4.2.4.3 ADD COPY Contrast
A focused guide to ADD COPY Contrast, connecting core concepts with practical Docker and container operations.
The ADD-COPY contrast summarizes the practical differences between Docker's two file-copying instructions, clarifying why most style guides recommend defaulting to COPY and reserving ADD specifically for the cases that genuinely need its additional capabilities.
Feature Comparison
COPY does exactly one thing: copy files or directories from the build context into the image. ADD does that too, but additionally extracts recognized compressed archives automatically and can fetch files directly from a remote URL.
COPY app.tar.gz /app/
ADD app.tar.gz /app/
The first results in the archive file itself being present inside the image; the second results in its extracted contents being present instead — a meaningful behavioral difference for what otherwise looks like a nearly identical instruction.
Predictability as the Deciding Factor
Because COPY's behavior is simple and consistent regardless of what kind of file is involved, a Dockerfile using COPY exclusively for ordinary file copying is easier to read correctly without needing to recall any special-case behavior.
COPY . /app
A reader can be confident this instruction copies the build context's contents exactly as they are, with no hidden extraction or network behavior to account for.
When ADD's Extra Capabilities Are Actually Needed
ADD remains the right choice specifically when archive extraction is genuinely desired as part of the copy operation, since achieving the same result with COPY would require an additional, explicit extraction step.
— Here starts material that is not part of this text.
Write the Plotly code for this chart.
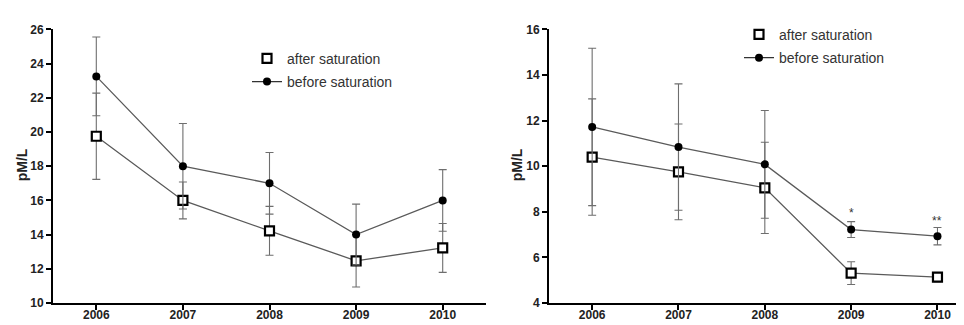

ADD release.tar.gz /opt/app/
A Common Convention
Many teams adopt a simple rule: use COPY by default for everything, and reach for ADD only in the specific, deliberate case of wanting automatic archive extraction, treating its remote URL fetching capability as something to avoid entirely for reproducibility reasons.
COPY src/ ./src/
ADD vendor-release.tar.gz /opt/vendor/
Why This Contrast Matters
Understanding the precise difference between these two instructions, rather than treating them as interchangeable, prevents both confusing, unintended extraction behavior and the loss of build reproducibility that can come from ADD's remote URL fetching capability.